Ornamental Hermits
Wanted: Ornamental hermit. No hair-, nail- or beard-trimming permitted!

If you were a wealthy gentleman back in the 18th and early 19th centuries, simply owning a grand country estate with elegantly landscaped gardens wouldn’t be enough to impress and astonish your guests. What you needed was an ornamental hermit. An ornamental hermit was not a real hermit, but rather a man who was employed by the estate owner to reside in a contrived hermitage for a period of time and make scheduled appearances on the grounds at the pleasure of the employer and to be seen and marvelled at by guests.
It sounds crazy and Pythonesque today – but apparently it seemed like a good idea at the time. These living curiosities became part of an estate’s grand design, lending a touch of mystery and philosophical gravitas to the manicured landscapes of the Enlightenment. As the Age of Reason collided with a growing fascination with nature and contemplation, the idea of the wise, solitary figure communing with nature gained cultural traction. Ancient hermits and monks had long symbolised simplicity, reflection and withdrawal from worldly corruption.


Professor Gordon Campbell of the University of Leicester, author of the 2013 book The Hermit in the Garden: From Imperial Rome to Ornamental Gnome, suggests the practice started somewhere in southern Europe and that Francis, a Roman Catholic friar from Paola in Calabria, was among the first of the trend, living as a hermit in the early 15th century in a cave on his father’s estate. Thereafter, throughout France, estates of dukes and other lords often included small chapels or other buildings where a resident hermit could remain in attendance.
But it would be the British aristocracy who would push the trend to the next level. Estate owners like the 18th-century English aristocrat Charles Hamilton of Painshill Park constructed rustic hermitages as part of their picturesque gardens. These were designed to evoke an idealised wilderness – a carefully crafted imperfection that counterbalanced the order of formal landscaping.

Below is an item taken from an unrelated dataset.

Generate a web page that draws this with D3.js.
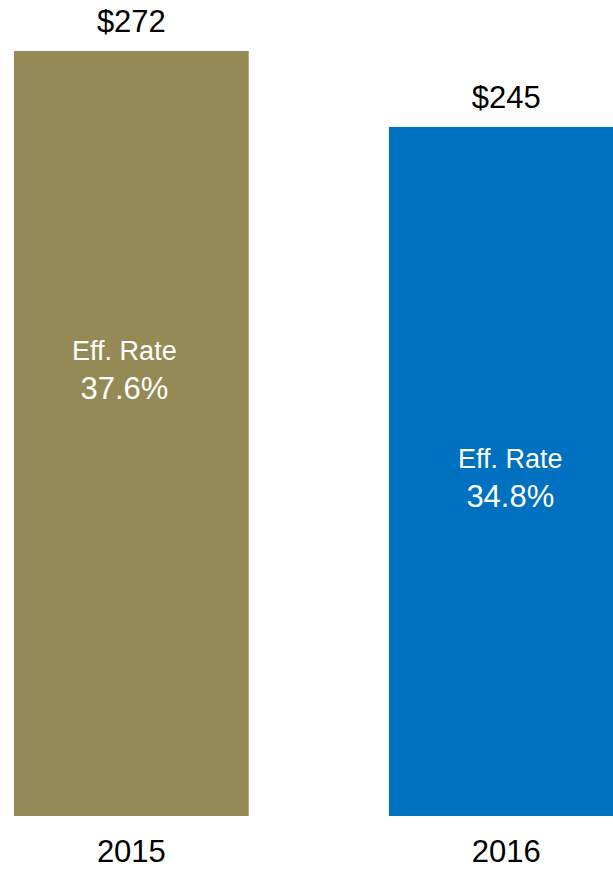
<!DOCTYPE html>
<html>
<head>
<meta charset="utf-8">
<script src="https://cdn.jsdelivr.net/npm/d3@7"></script>
<style>
  html, body { margin: 0; padding: 0; background: #fff; }
  svg { display: block; font-family: "Liberation Sans", Arial, sans-serif; }
</style>
</head>
<body>
<svg id="chart" width="613" height="869"></svg>
<script>
// Tax expense by year ($ millions) and effective tax rate
const years = ["2015", "2016"];
const taxValues = [272, 245];
const valueLabels = ["$272", "$245"];
const rateTitles = ["Eff. Rate", "Eff. Rate"];
const rateLabels = ["37.6%", "34.8%"];
const barColors = ["#958A55", "#0070C0"];

// Layout
const W = 613, H = 869;
const baseY = 816;
const topAt272 = 51;
// in-bar rate text placement (baseline of the title line) and horizontal nudges
const rateTitleY = [360, 468];
const rateDx = [-7, 4];

const svg = d3.select("#chart");

const x = d3.scaleBand()
  .domain(years)
  .range([14, 623.7])
  .paddingInner(0.374)
  .paddingOuter(0);

const y = d3.scaleLinear()
  .domain([0, 272])
  .range([baseY, topAt272]);

const data = years.map((yr, i) => ({
  year: yr, value: taxValues[i], label: valueLabels[i],
  title: rateTitles[i], rate: rateLabels[i], color: barColors[i], i
}));

// Bars
svg.append("g").selectAll("rect")
  .data(data)
  .join("rect")
  .attr("x", d => x(d.year))
  .attr("y", d => y(d.value))
  .attr("width", x.bandwidth())
  .attr("height", d => y(0) - y(d.value))
  .attr("fill", d => d.color);

// Value labels above bars
svg.append("g").selectAll("text")
  .data(data)
  .join("text")
  .attr("x", d => x(d.year) + x.bandwidth() / 2)
  .attr("y", d => y(d.value) - 19)
  .attr("text-anchor", "middle")
  .attr("font-size", 31)
  .attr("fill", "#000")
  .text(d => d.label);

// Effective rate text inside bars
const rate = svg.append("g").selectAll("g")
  .data(data)
  .join("g")
  .attr("transform", d => `translate(${x(d.year) + x.bandwidth() / 2 + rateDx[d.i]},${rateTitleY[d.i]})`);

rate.append("text")
  .attr("text-anchor", "middle")
  .attr("font-size", 27)
  .attr("fill", "#fff")
  .text(d => d.title);

rate.append("text")
  .attr("y", 39)
  .attr("text-anchor", "middle")
  .attr("font-size", 31)
  .attr("fill", "#fff")
  .text(d => d.rate);

// Category axis
const axis = svg.append("g")
  .attr("transform", `translate(0,${baseY})`)
  .call(d3.axisBottom(x).tickSize(0).tickPadding(0));
axis.select(".domain").remove();
axis.selectAll("text")
  .attr("y", 46)
  .attr("dy", null)
  .attr("font-size", 31)
  .attr("font-family", "\"Liberation Sans\", Arial, sans-serif")
  .attr("fill", "#000");
</script>
</body>
</html>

Hamilton advertised for a hermit willing to take up residence for seven years, under strict conditions: no speaking, no washing, no cutting of hair or nails, and no leaving the grounds. The reward was £700, a fortune at the time. The story goes that Hamilton’s first hermit lasted only three weeks before being dismissed after being spotted drinking in the local pub. [Ed: Fair cop, Guv.]


Not all ornamental hermits were failures, and not all were entirely real. Some landowners used mannequins dressed in robes to give the illusion of a resident sage glimpsed through a window or doorway. [Ed: Doubly fake. Cheating!]
Some social commentators of the time mocked the practice as absurd. The satirist Thomas De Quincey and others used the ornamental hermit as shorthand for the eccentricity and moral emptiness of the gentry. Still, the fad reflected some genuine anxieties of those times. Industrialisation and urbanisation were beginning to change the world. The ornamental hermit embodied a yearning for authenticity, for a simpler existence supposedly closer to nature – even if only simulated. In this way, the hermit’s hut was both a retreat and a pastoral fantasy set against the encroaching modern world.


By the mid-19th century, the fashion for living and breathing ornamental hermits had faded as landscaping tastes shifted and realism replaced romanticism.